Virginia is committing $58 million in federal emergency aid to expand contact tracing of people who test positive for COVID-19 to contain the spread of the coronavirus.
Secretary of Finance Aubrey Layne said he expected to approve the expenditure Tuesday, using money provided through federal stimulus packages to help states recover from the public health and economic crises.
As the state prepares a phased reopening of the economy and lifting of restrictions on public activities, “we need to have more robust testing and contact tracing,” Layne told the Senate Finance & Appropriations Committee in an electronic meeting.
Virginia State Health Commissioner Norman Oliver said contact tracing, also known as “exposure identification and notification” will become more critical in containing the spread of COVID-19.
“As we interact more, there will be more opportunity for [positive cases] to infect others,” Oliver told the committee.
The new federal funding will allow the Virginia Department of Health to expand its system for tracing the personal contacts of people who test positive for COVID-19, which the finance secretary estimated to cost $7 million to $8 million a month.
Oliver said the new spending — which will lapse at the end of the year — will allow the department to greatly expand its current staff of 300 full-time employees who work in contact tracing to prevent the spread of sexually transmittable diseases, tuberculosis and other communicable diseases.
“This is what local health departments do every day,” Oliver told the committee.

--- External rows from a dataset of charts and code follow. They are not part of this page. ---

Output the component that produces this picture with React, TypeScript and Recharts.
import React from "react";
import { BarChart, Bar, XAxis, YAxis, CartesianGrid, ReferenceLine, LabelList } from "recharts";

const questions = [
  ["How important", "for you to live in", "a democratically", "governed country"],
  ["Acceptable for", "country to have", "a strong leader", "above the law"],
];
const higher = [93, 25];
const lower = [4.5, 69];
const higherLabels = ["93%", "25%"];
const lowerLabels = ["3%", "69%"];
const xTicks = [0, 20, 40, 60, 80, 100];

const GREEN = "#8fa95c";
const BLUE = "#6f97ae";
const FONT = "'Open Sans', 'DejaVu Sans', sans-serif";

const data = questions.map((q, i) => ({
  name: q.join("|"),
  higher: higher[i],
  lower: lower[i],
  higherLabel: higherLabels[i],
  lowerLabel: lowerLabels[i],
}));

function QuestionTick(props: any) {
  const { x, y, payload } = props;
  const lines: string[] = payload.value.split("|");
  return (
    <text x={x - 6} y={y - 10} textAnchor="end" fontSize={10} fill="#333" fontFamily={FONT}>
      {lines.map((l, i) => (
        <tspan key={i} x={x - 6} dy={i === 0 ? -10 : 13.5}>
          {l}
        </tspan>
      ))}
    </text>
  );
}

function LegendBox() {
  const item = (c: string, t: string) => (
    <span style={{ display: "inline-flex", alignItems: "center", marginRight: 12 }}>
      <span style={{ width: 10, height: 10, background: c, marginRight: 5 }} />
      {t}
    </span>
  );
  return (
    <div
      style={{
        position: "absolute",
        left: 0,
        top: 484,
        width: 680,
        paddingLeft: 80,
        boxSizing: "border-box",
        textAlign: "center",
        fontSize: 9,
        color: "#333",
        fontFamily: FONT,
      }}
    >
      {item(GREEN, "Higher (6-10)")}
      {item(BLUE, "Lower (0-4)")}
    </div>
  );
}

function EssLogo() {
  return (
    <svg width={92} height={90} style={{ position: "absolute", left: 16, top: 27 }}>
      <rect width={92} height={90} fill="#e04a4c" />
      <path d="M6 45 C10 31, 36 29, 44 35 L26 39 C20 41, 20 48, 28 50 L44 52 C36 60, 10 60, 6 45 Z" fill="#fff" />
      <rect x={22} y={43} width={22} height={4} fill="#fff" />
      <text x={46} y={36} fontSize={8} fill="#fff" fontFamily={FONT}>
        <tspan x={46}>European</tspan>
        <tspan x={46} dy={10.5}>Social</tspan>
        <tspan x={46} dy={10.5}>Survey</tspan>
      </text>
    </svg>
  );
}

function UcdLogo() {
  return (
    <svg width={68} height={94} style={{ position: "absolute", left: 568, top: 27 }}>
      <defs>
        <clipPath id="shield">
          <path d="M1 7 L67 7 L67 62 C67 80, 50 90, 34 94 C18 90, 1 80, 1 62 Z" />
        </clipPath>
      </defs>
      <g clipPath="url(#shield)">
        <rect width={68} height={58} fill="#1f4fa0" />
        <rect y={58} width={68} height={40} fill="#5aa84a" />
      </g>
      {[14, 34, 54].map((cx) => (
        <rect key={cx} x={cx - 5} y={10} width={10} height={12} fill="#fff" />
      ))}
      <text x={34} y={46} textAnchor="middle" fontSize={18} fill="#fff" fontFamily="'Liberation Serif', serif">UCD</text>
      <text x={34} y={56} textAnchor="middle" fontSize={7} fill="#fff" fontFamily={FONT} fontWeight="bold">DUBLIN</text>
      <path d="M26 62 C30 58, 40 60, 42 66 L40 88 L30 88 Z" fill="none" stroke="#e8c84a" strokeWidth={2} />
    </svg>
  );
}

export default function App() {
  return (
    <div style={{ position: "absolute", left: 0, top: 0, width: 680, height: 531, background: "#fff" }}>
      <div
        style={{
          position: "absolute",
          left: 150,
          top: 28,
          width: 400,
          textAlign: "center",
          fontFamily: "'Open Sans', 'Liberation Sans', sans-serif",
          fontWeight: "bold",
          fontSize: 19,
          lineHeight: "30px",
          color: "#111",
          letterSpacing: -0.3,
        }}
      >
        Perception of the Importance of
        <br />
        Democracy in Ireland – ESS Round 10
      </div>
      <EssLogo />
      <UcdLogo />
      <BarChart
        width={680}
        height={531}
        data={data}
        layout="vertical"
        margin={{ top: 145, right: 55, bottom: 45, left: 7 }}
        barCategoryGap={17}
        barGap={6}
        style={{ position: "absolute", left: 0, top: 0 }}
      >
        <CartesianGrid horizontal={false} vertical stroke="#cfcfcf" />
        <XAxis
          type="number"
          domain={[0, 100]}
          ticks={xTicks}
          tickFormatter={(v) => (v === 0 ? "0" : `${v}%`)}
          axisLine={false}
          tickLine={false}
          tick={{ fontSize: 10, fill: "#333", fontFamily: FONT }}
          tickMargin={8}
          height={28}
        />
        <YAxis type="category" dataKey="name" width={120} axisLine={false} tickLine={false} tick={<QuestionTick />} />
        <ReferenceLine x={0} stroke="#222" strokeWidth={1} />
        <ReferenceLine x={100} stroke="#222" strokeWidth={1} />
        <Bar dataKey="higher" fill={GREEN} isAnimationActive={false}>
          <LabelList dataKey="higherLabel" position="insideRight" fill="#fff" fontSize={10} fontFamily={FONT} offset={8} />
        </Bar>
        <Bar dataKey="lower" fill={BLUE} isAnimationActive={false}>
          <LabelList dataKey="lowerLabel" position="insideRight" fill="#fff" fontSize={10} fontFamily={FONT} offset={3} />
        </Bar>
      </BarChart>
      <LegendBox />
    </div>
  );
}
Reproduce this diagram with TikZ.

The department expects to hire 200 communicable disease investigators and 1,000 contact tracers in response to the COVID-19 crisis.
Oliver said the department already is reviewing about 6,000 applications and expects to begin hiring several hundred people a week. “I think we’re moving apace,” he said.
With the new initiative, Virginia will have committed more than $900 million in federal aid, including almost $650 million that the state plans to distribute to cities and counties on June 1 under the CARES Act that Congress adopted and President Donald Trump signed in late March.
The state also has received $121 million to pay for testing and personal protective equipment, such as gowns and face masks, for health care and long-term care providers and emergency crews.
The state plans to use the money to replace $58 million in state funding already committed to services provided by the Virginia Department of Emergency Management, the health department and the Department of Housing and Community Development.
Virginia also has received about $55 million in federal aid separately from its Coronavirus Relief Fund for the health department and other state agencies, including elections, agriculture and consumer services, and higher education.